The four guests soon discover that the maid is down with a toothache, there aren't enough rooms, and there is scarcely enough food to go around. To make matters worse, Judith plays every scene that presents itself. It is a habit in which she is not alone; her novelist husband and their two children are every bit as adept at theatrical hysteria as she, and before the weekend concludes the guests are treated to astonshing exhibitions that alternately annoy, confuse, and frighten them out of their wits.
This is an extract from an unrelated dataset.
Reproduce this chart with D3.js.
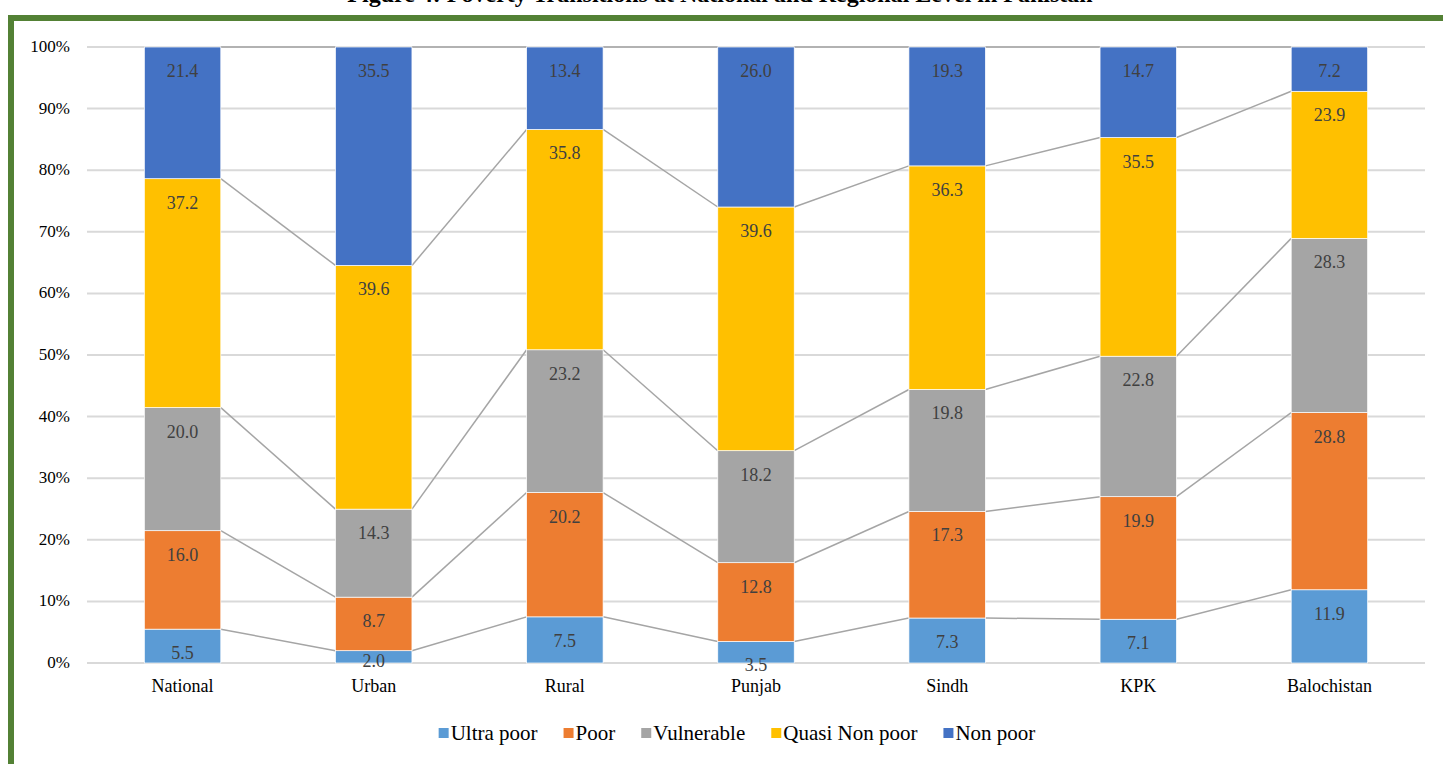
<!DOCTYPE html>
<html>
<head>
<meta charset="utf-8">
<script src="https://d3js.org/d3.v7.min.js"></script>
<style>
  body { margin: 0; background: #fff; }
  text { font-family: "Liberation Serif", "DejaVu Serif", serif; }
</style>
</head>
<body>
<svg id="chart" width="1443" height="764" viewBox="0 0 1443 764"></svg>
<script>
// regions on the x axis
const regions = ["National", "Urban", "Rural", "Punjab", "Sindh", "KPK", "Balochistan"]
// series, bottom to top
const seriesNames = ["Ultra poor", "Poor", "Vulnerable", "Quasi Non poor", "Non poor"]
const seriesColors = ["#5B9BD5", "#ED7D31", "#A5A5A5", "#FFC000", "#4472C4"]
// values per series (same order as regions)
const ultraPoor    = [5.5, 2.0, 7.5, 3.5, 7.3, 7.1, 11.9]
const poor         = [16.0, 8.7, 20.2, 12.8, 17.3, 19.9, 28.8]
const vulnerable   = [20.0, 14.3, 23.2, 18.2, 19.8, 22.8, 28.3]
const quasiNonPoor = [37.2, 39.6, 35.8, 39.6, 36.3, 35.5, 23.9]
const nonPoor      = [21.4, 35.5, 13.4, 26.0, 19.3, 14.7, 7.2]
const yTicks = [0, 0.1, 0.2, 0.3, 0.4, 0.5, 0.6, 0.7, 0.8, 0.9, 1]

const FONT = "Liberation Serif, DejaVu Serif, serif"
const svg = d3.select("#chart")

// title, mostly cut off at the top of the page
svg.append("text")
    .attr("x", 720).attr("y", 2)
    .attr("text-anchor", "middle")
    .attr("font-family", FONT)
    .attr("font-weight", "bold")
    .attr("font-size", 24)
    .text("Figure 4: Poverty Transitions at National and Regional Level in Pakistan")

// green frame
svg.append("path")
    .attr("d", "M11,764 L11,18 L1443,18")
    .attr("fill", "none")
    .attr("stroke", "#538135")
    .attr("stroke-width", 6)

const allSeries = [ultraPoor, poor, vulnerable, quasiNonPoor, nonPoor]
const table = regions.map(function (r, i) {
    let row = {region: r}
    seriesNames.forEach(function (s, j) { row[s] = allSeries[j][i] })
    return row
})

const stacked = d3.stack()
    .keys(seriesNames)
    .offset(d3.stackOffsetExpand)(table)

const x = d3.scaleBand()
    .domain(regions)
    .range([87, 1425])
    .paddingInner(0.6)
    .paddingOuter(0.3)

const y = d3.scaleLinear()
    .domain([0, 1])
    .range([663, 47])

// gridlines
svg.append("g")
    .selectAll("line")
    .data(yTicks)
    .enter()
    .append("line")
    .attr("x1", 87).attr("x2", 1425)
    .attr("y1", d => y(d)).attr("y2", d => y(d))
    .attr("stroke", "#d9d9d9")
    .attr("stroke-width", 2)

// y tick labels
svg.append("g")
    .selectAll("text")
    .data(yTicks)
    .enter()
    .append("text")
    .attr("x", 70)
    .attr("y", d => y(d) + 5)
    .attr("text-anchor", "end")
    .attr("font-family", FONT)
    .attr("font-size", 17)
    .attr("fill", "#000")
    .text(d3.format(".0%"))

// series lines between bars
stacked.forEach(function (layer) {
    let segs = []
    for (let i = 0; i < regions.length - 1; i++) {
        segs.push({
            x1: x(regions[i]) + x.bandwidth(), y1: y(layer[i][1]),
            x2: x(regions[i + 1]), y2: y(layer[i + 1][1])
        })
    }
    svg.append("g")
        .selectAll("line")
        .data(segs)
        .enter()
        .append("line")
        .attr("x1", d => d.x1).attr("y1", d => d.y1)
        .attr("x2", d => d.x2).attr("y2", d => d.y2)
        .attr("stroke", "#a5a5a5")
        .attr("stroke-width", 1.5)
})

// bars
const layers = svg.append("g")
    .selectAll("g")
    .data(stacked)
    .enter()
    .append("g")
    .attr("fill", (d, i) => seriesColors[i])

layers.selectAll("rect")
    .data(d => d)
    .enter()
    .append("rect")
    .attr("x", d => x(d.data.region))
    .attr("width", x.bandwidth())
    .attr("y", d => y(d[1]))
    .attr("height", d => y(d[0]) - y(d[1]))
    .attr("stroke", "#ffffff")
    .attr("stroke-width", 0.7)

// data labels
stacked.forEach(function (layer) {
    svg.append("g")
        .selectAll("text")
        .data(layer)
        .enter()
        .append("text")
        .attr("x", d => x(d.data.region) + x.bandwidth() / 2)
        .attr("y", function (d) {
            let top = y(d[1]), h = y(d[0]) - y(d[1])
            return (h < 15 ? top + 10 : top + 24) + 6
        })
        .attr("text-anchor", "middle")
        .attr("font-family", FONT)
        .attr("font-size", 18)
        .attr("fill", "#404040")
        .text(d => d.data[layer.key].toFixed(1))
})

// x labels
svg.append("g")
    .selectAll("text")
    .data(regions)
    .enter()
    .append("text")
    .attr("x", d => x(d) + x.bandwidth() / 2)
    .attr("y", 692)
    .attr("text-anchor", "middle")
    .attr("font-family", FONT)
    .attr("font-size", 18)
    .attr("fill", "#000")
    .text(d => d)

// legend, centred
const legend = svg.append("g")
let lx = 0
seriesNames.forEach(function (s, i) {
    legend.append("rect")
        .attr("x", lx).attr("y", 728)
        .attr("width", 10).attr("height", 10)
        .attr("fill", seriesColors[i])
    let t = legend.append("text")
        .attr("x", lx + 12).attr("y", 740)
        .attr("font-family", FONT)
        .attr("font-size", 21)
        .attr("fill", "#000")
        .text(s)
    lx += 12 + t.node().getComputedTextLength() + (i < seriesNames.length - 1 ? 26 : 0)
})
legend.attr("transform", `translate(${737 - lx / 2},0)`)
</script>
</body>
</html>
Plays are written to be performed, not read, and HAY FEVER is a good example of the difficulties that can arise when a non-theatre person tries to visualize how it would be on the stage. On the page, it reads as clever and amusing, but only mildly so; on the stage, however, it is easily one of the most hilarious comedies of the 20th Century. Recommended for those who have the imagination required!
GFT, Amazon Reviewer
0 of 1 people found the following review helpful.
Hilarious
By Joe Hart
I think the English accents on this (and another) LA Theater Works show are fake, they especially sound it in this. But the acting itself was so good, I got used to it. I almost didn't buy this, new to me and a reviewer said there were no witty lines in it, just a farcical situation. I don't like that kind of comedy. However, he must have meant Noel Coward's other "Hay Fever" because this one was alive with funny lines, very funny lines. I loved it. And I thought the acting was exceptionally good. Without looking it up, I think Eric Stoltz played Paul in LATW's production of Simon's "Barefoot in the Park". If that is so, somebody's accent was fake! Frankly, am glad I have "Blithe Spirit" with an English cast (not LATW). I recommend this if you like Coward. Of course, this is the only version of "Hay Fever" (except a local little theater production which was lousy) I've ever heard. So I'm like Frederick in "Pirates of Penzance" choosing a wife.